## begin EXCERPTED DATA

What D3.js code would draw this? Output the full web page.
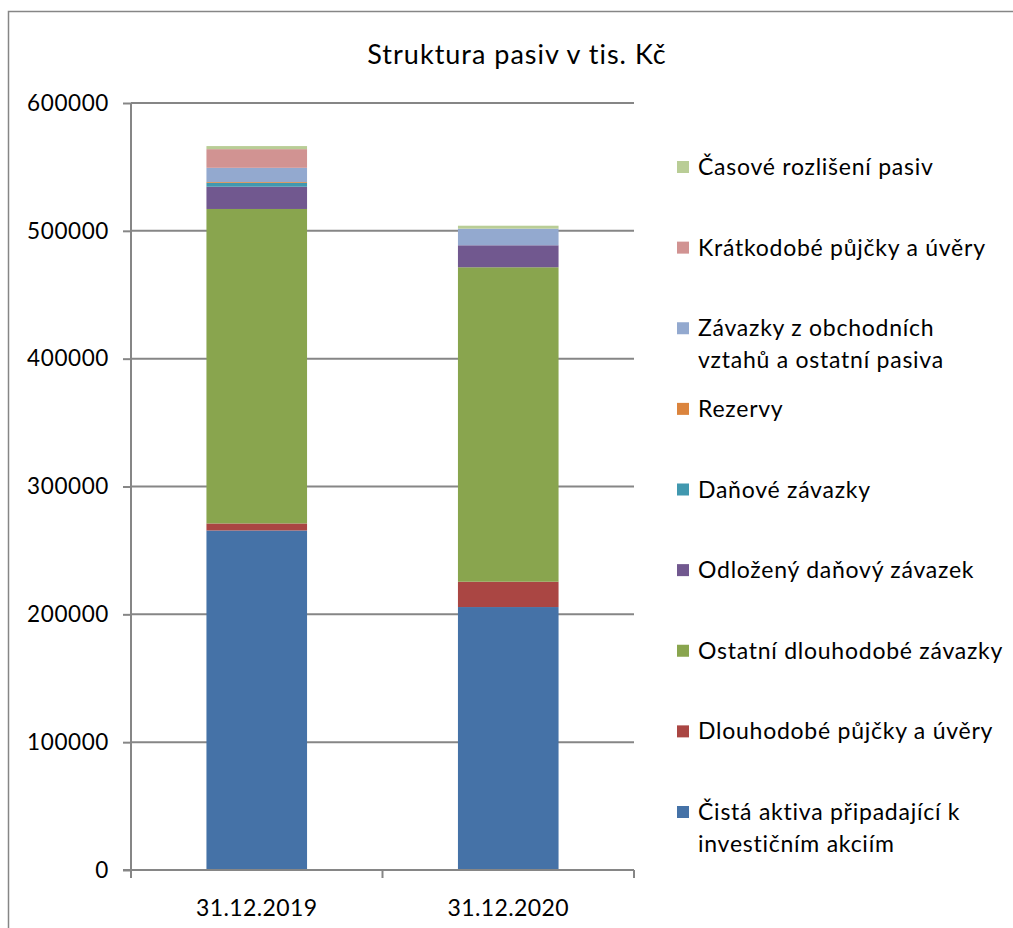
<!DOCTYPE html>
<html>
<head>
<meta charset="utf-8">
<script src="https://cdn.jsdelivr.net/npm/d3@7"></script>
<style>
  html, body { margin: 0; padding: 0; background: #fff; }
  svg { display: block; }
  text { font-family: Lato, "Open Sans", sans-serif; fill: #000; }
</style>
</head>
<body>
<svg id="chart" width="1013" height="928"></svg>
<script>
// Balance sheet liabilities, thousands CZK
const categories = ["31.12.2019", "31.12.2020"];

const seriesNames = [
  "Čistá aktiva připadající k investičním akciím",
  "Dlouhodobé půjčky a úvěry",
  "Ostatní dlouhodobé závazky",
  "Odložený daňový závazek",
  "Daňové závazky",
  "Rezervy",
  "Závazky z obchodních vztahů a ostatní pasiva",
  "Krátkodobé půjčky a úvěry",
  "Časové rozlišení pasiv"
];

const legendLines = [
  ["Čistá aktiva připadající k", "investičním akciím"],
  ["Dlouhodobé půjčky a úvěry"],
  ["Ostatní dlouhodobé závazky"],
  ["Odložený daňový závazek"],
  ["Daňové závazky"],
  ["Rezervy"],
  ["Závazky z obchodních", "vztahů a ostatní pasiva"],
  ["Krátkodobé půjčky a úvěry"],
  ["Časové rozlišení pasiv"]
];

const seriesColors = ["#4572A7", "#AA4643", "#89A54E", "#71588F", "#4198AF", "#DB843D", "#93A9CF", "#D19392", "#B9CD96"];

const values2019 = [265600, 5500, 246000, 17400, 3100, 600, 11100, 14600, 2400];
const values2020 = [205700, 19800, 246000, 17200, 0, 0, 13000, 0, 2300];

const yTicks = [0, 100000, 200000, 300000, 400000, 500000, 600000];

const svg = d3.select("#chart");
const grey = "#868686";

// outer chart frame
svg.append("path")
  .attr("d", "M8.5,940 V11.5 H1013")
  .attr("fill", "none").attr("stroke", grey).attr("stroke-width", 1.5);

const plot = { left: 131, right: 634, top: 103, bottom: 870 };

const x = d3.scaleBand().domain(categories).range([plot.left, plot.right]).paddingInner(0.6).paddingOuter(0.3);
const y = d3.scaleLinear().domain([0, 600000]).range([plot.bottom, plot.top]);

// gridlines
svg.append("g").selectAll("line").data(yTicks.filter(d => d > 0)).join("line")
  .attr("x1", plot.left).attr("x2", plot.right)
  .attr("y1", d => y(d)).attr("y2", d => y(d))
  .attr("stroke", grey).attr("stroke-width", 2);

// stacked bars
const rows = categories.map((c, i) => {
  const r = { cat: c };
  seriesNames.forEach((s, k) => { r[s] = (i === 0 ? values2019 : values2020)[k]; });
  return r;
});
const stacked = d3.stack().keys(seriesNames)(rows);

svg.append("g").selectAll("g").data(stacked).join("g")
  .attr("fill", (d, i) => seriesColors[i])
  .selectAll("rect").data(d => d).join("rect")
  .attr("x", d => x(d.data.cat))
  .attr("width", x.bandwidth())
  .attr("y", d => y(d[1]))
  .attr("height", d => Math.max(0, y(d[0]) - y(d[1])));

// y axis
const yAxis = svg.append("g").attr("transform", `translate(${plot.left},0)`)
  .call(d3.axisLeft(y).tickValues(yTicks).tickFormat(d3.format("d")).tickSize(8).tickPadding(14));
yAxis.select(".domain").attr("stroke", grey).attr("stroke-width", 2).attr("d", `M0,${plot.top}V${plot.bottom + 8}`);
yAxis.selectAll(".tick line").attr("stroke", grey).attr("stroke-width", 2);
yAxis.selectAll(".tick text")
  .style("font-size", "22.5px").style("font-family", "Lato").style("letter-spacing", "0.6px")
  .attr("fill", "#000");

// x axis
const xEdges = [plot.left, (plot.left + plot.right) / 2, plot.right];
const xAxisG = svg.append("g");
xAxisG.append("line").attr("x1", plot.left - 8).attr("x2", plot.right)
  .attr("y1", plot.bottom).attr("y2", plot.bottom)
  .attr("stroke", grey).attr("stroke-width", 2);
xAxisG.selectAll("line.tk").data(xEdges).join("line").attr("class", "tk")
  .attr("x1", d => d).attr("x2", d => d)
  .attr("y1", plot.bottom).attr("y2", plot.bottom + 8)
  .attr("stroke", grey).attr("stroke-width", 2);
xAxisG.selectAll("text").data(categories).join("text")
  .attr("x", d => x(d) + x.bandwidth() / 2)
  .attr("y", 916)
  .attr("text-anchor", "middle")
  .style("font-size", "23px").style("letter-spacing", "0.4px")
  .text(d => d);

// title
svg.append("text").attr("x", 517).attr("y", 64).attr("text-anchor", "middle")
  .style("font-size", "27px").style("letter-spacing", "1px")
  .text("Struktura pasiv v tis. Kč");

// legend, top entry = last series
const legendOrder = d3.range(seriesNames.length).reverse();
const ly = d3.scalePoint().domain(legendOrder).range([167, 812]);
const leg = svg.append("g").selectAll("g").data(legendOrder).join("g")
  .attr("transform", k => `translate(677,${ly(k)})`);
leg.append("rect").attr("x", 0).attr("y", -6).attr("width", 12).attr("height", 12)
  .attr("fill", k => seriesColors[k]);
leg.append("text").attr("x", 21).attr("y", 8)
  .style("font-size", "23px").style("letter-spacing", "0.75px")
  .selectAll("tspan").data(k => legendLines[k]).join("tspan")
  .attr("x", 21).attr("dy", (d, i) => i === 0 ? 0 : 32)
  .text(d => d);
</script>
</body>
</html>
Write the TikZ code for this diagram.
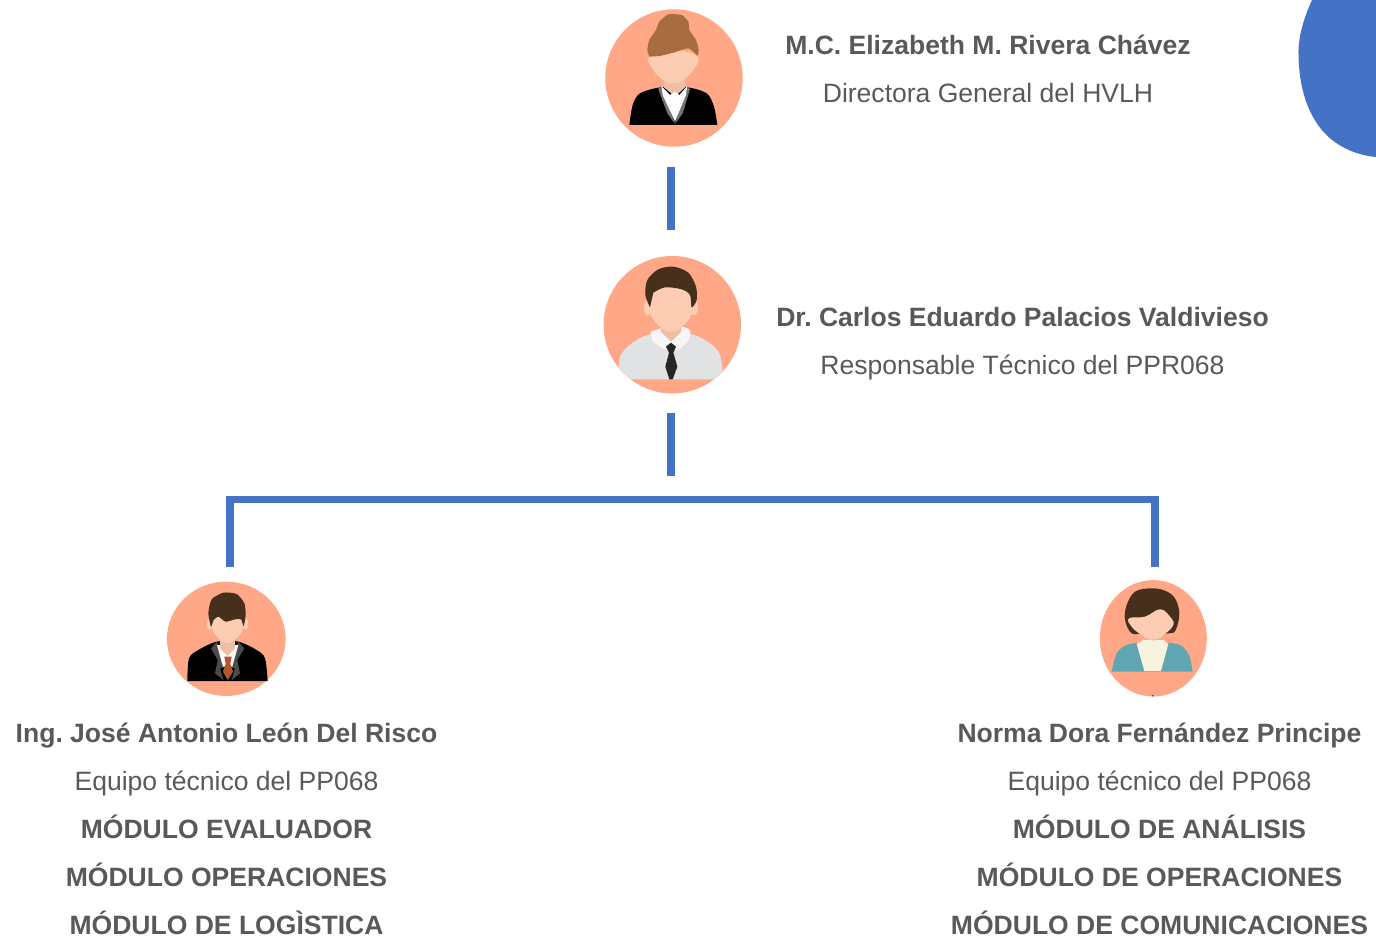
\documentclass[tikz,border=0pt]{standalone}
\usepackage{fontspec}
\setmainfont{Liberation Sans}
\frenchspacing
\usetikzlibrary{shapes.geometric}
\definecolor{peach}{HTML}{FFA786}
\definecolor{bluex}{HTML}{4472C4}
\definecolor{textc}{HTML}{595959}
\definecolor{skin}{HTML}{FCCDB2}
\definecolor{neck}{HTML}{EDBFA5}
\definecolor{auburn}{HTML}{A86C42}
\definecolor{darkhair}{HTML}{46301C}
\definecolor{shirtg}{HTML}{E1E2E4}
\definecolor{teal}{HTML}{5FA6B2}
\definecolor{cream}{HTML}{F8F3DE}
\definecolor{rust}{HTML}{B5552C}
\tikzset{
  x=0.02cm,y=-0.02cm,
  nm/.style={font=\fontsize{15.1}{18}\selectfont\bfseries,text=textc,inner sep=0pt,anchor=base},
  rl/.style={font=\fontsize{15.1}{18}\selectfont,text=textc,inner sep=0pt,anchor=base},
  bar/.style={draw=bluex,line width=0.156cm,line cap=butt,line join=miter},
  avatar/.style={circle,fill=peach,inner sep=0pt},
  avatarel/.style={ellipse,fill=peach,inner sep=0pt},
}
\begin{document}
\begin{tikzpicture}
\useasboundingbox (0,0) rectangle (1376,937);
\fill[bluex] (1312,0) .. controls (1303,20) and (1298,38) .. (1298.5,55) .. controls (1299,85) and (1306,110) .. (1321,129) .. controls (1335,146) and (1355,155) .. (1376,157) -- (1376,0) -- cycle;

% avatar nodes
\node[avatar,minimum size=2.75cm] (dir) at (674,78) {};
\node[avatar,minimum size=2.75cm] (resp) at (672.3,324.7) {};
\node[avatarel,minimum width=2.374cm,minimum height=2.287cm] (jose) at (226.3,638.8) {};
\node[avatarel,minimum width=2.14cm,minimum height=2.33cm] (norma) at (1153.3,638.3) {};

% woman with bun
\begin{scope}[shift={(590,0)},x=0.02cm/3,y=-0.02cm/3]
  \fill[black] plot[smooth,tension=.5] coordinates {(118,375) (128,315) (150,280) (212,262) (292,262) (350,280) (372,320) (382,375)} -- cycle;
  \fill[black!55] (205,268) -- (212,258) -- (255,372) -- (232,340) -- cycle;
  \fill[black!55] (300,268) -- (292,258) -- (255,372) -- (278,340) -- cycle;
  \fill[neck] (222,225) -- (285,225) -- (285,262) -- (255,290) -- (222,262) -- cycle;
  \fill[white!92!shirtg] (214,258) -- (240,285) -- (255,275) -- (268,285) -- (292,258) -- (288,285) -- (255,365) -- (218,285) -- cycle;
  \fill[skin] plot[smooth cycle,tension=.7] coordinates {(178,170) (250,150) (322,170) (310,210) (280,240) (250,250) (220,240) (190,210)};
  \fill[auburn] plot[smooth,tension=.35] coordinates {(178,170) (172,150) (178,120) (198,90) (208,65) (235,43) (275,45) (295,65) (298,90) (318,120) (326,150) (322,166) (295,145) (250,158) (210,168)} -- cycle;
\end{scope}

% man with tie
\begin{scope}[shift={(590,250)},x=0.02cm/3,y=-0.02cm/3]
  \begin{scope}
    \clip (247,224) circle[radius=206];
    \fill[shirtg] plot[smooth,tension=.5] coordinates {(85,388) (90,320) (125,280) (185,252) (300,252) (360,280) (390,315) (400,388)} -- cycle;
  \end{scope}
  \fill[white!70!shirtg] plot[smooth,tension=.6] coordinates {(183,245) (190,275) (232,300) (243,285) (260,300) (292,275) (298,238) (243,225)} -- cycle;
  \fill[neck] (212,215) -- (274,215) -- (274,245) -- (243,275) -- (212,245) -- cycle;
  \fill[skin] (174,172) ellipse[x radius=12,y radius=24];
  \fill[skin] (312,172) ellipse[x radius=12,y radius=24];
  \fill[skin] plot[smooth cycle,tension=.7] coordinates {(178,140) (243,105) (308,140) (307,185) (282,225) (243,245) (204,225) (179,185)};
  \fill[darkhair] plot[smooth,tension=.5] coordinates {(180,172) (166,135) (172,90) (205,58) (250,50) (295,68) (318,110) (320,150) (305,172) (300,135) (275,118) (225,112) (190,128)} -- cycle;
  \fill[black!85] (228,290) -- (243,278) -- (258,290) -- (250,308) -- (262,350) -- (248,388) -- (238,388) -- (226,350) -- (237,308) -- cycle;
\end{scope}

% man in suit
\begin{scope}[shift={(155,570)},x=0.02cm/3,y=-0.02cm/3]
  \fill[black] plot[smooth,tension=.5] coordinates {(97,333) (102,265) (130,240) (185,215) (250,215) (305,240) (330,265) (338,333)} -- cycle;
  \fill[black!70] (168,235) -- (185,215) -- (215,290) -- (195,295) -- (205,330) -- (180,310) -- (188,270) -- cycle;
  \fill[black!70] (268,235) -- (250,215) -- (220,290) -- (240,295) -- (230,330) -- (255,310) -- (247,270) -- cycle;
  \fill[white!90!shirtg] (186,225) -- (250,225) -- (232,290) -- (204,290) -- cycle;
  \fill[neck] (195,195) -- (240,195) -- (240,235) -- (218,258) -- (195,235) -- cycle;
  \fill[rust] (208,260) -- (230,260) -- (226,282) -- (234,305) -- (218,330) -- (204,305) -- (212,282) -- cycle;
  \fill[skin] plot[smooth cycle,tension=.7] coordinates {(170,140) (218,110) (266,140) (265,175) (245,205) (218,220) (191,205) (171,175)};
  \fill[skin] (164,162) ellipse[x radius=8,y radius=18];
  \fill[skin] (272,162) ellipse[x radius=8,y radius=18];
  \fill[darkhair] plot[smooth,tension=.4] coordinates {(168,172) (160,130) (170,88) (205,68) (245,72) (268,100) (272,135) (266,168) (258,148) (240,148) (212,155) (190,140) (176,150)} -- cycle;
\end{scope}

% woman in teal
\begin{scope}[shift={(1085,570)},x=0.02cm/3,y=-0.02cm/3]
  \fill[teal] plot[smooth,tension=.5] coordinates {(80,305) (95,250) (125,225) (170,218) (240,218) (285,225) (312,255) (323,305)} -- cycle;
  \fill[cream] (155,222) -- (175,210) -- (235,210) -- (250,222) -- (228,303) -- (178,303) -- cycle;
  \fill[neck] (176,180) -- (232,180) -- (232,205) -- (204,212) -- (176,205) -- cycle;
  \fill[darkhair] plot[smooth cycle,tension=.6] coordinates {(198,55) (150,65) (125,105) (120,150) (140,190) (175,190) (250,190) (272,180) (283,130) (270,85) (240,62)};
  \fill[skin] plot[smooth cycle,tension=.7] coordinates {(132,145) (180,140) (225,118) (255,140) (265,165) (235,195) (204,207) (170,195) (140,170)};
  \fill[black!70] (203,377) circle[radius=3];
\end{scope}

% connectors
\coordinate (a1) at (670.7,167); \coordinate (a2) at (670.7,230);
\coordinate (b1) at (670.7,413); \coordinate (b2) at (670.7,476);
\coordinate (busL) at (229.8,499.5); \coordinate (busR) at (1155,499.5);
\coordinate (legL) at (229.8,567); \coordinate (legR) at (1155,567);
\draw[bar] (a1) -- (a2);
\draw[bar] (b1) -- (b2);
\draw[bar] (legL) -- (busL) -- (busR) -- (legR);

% text
\node[nm] (t1) at (988,54) {M.C. Elizabeth M. Rivera Chávez};
\node[rl] (t2) at (988,102) {Directora General del HVLH};
\node[nm] (t3) at (1022.5,326) {Dr. Carlos Eduardo Palacios Valdivieso};
\node[rl] (t4) at (1022.5,374) {Responsable Técnico del PPR068};
\node[nm] (l1) at (226.5,742) {Ing. José Antonio León Del Risco};
\node[rl] (l2) at (226.5,790) {Equipo técnico del PP068};
\node[nm] (l3) at (226.5,838) {MÓDULO EVALUADOR};
\node[nm] (l4) at (226.5,886) {MÓDULO OPERACIONES};
\node[nm] (l5) at (226.5,934) {MÓDULO DE LOGÌSTICA};
\node[nm] (r1) at (1159.5,742) {Norma Dora Fernández Principe};
\node[rl] (r2) at (1159.5,790) {Equipo técnico del PP068};
\node[nm] (r3) at (1159.5,838) {MÓDULO DE ANÁLISIS};
\node[nm] (r4) at (1159.5,886) {MÓDULO DE OPERACIONES};
\node[nm] (r5) at (1159.5,934) {MÓDULO DE COMUNICACIONES};
\end{tikzpicture}
\end{document}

## end EXCERPTED DATA

Copy each line holding the word "code" from the listing above.

**WRITTEN SOLUTION**
What D3.js code would draw this? Output the full web page.
Write the TikZ code for this diagram.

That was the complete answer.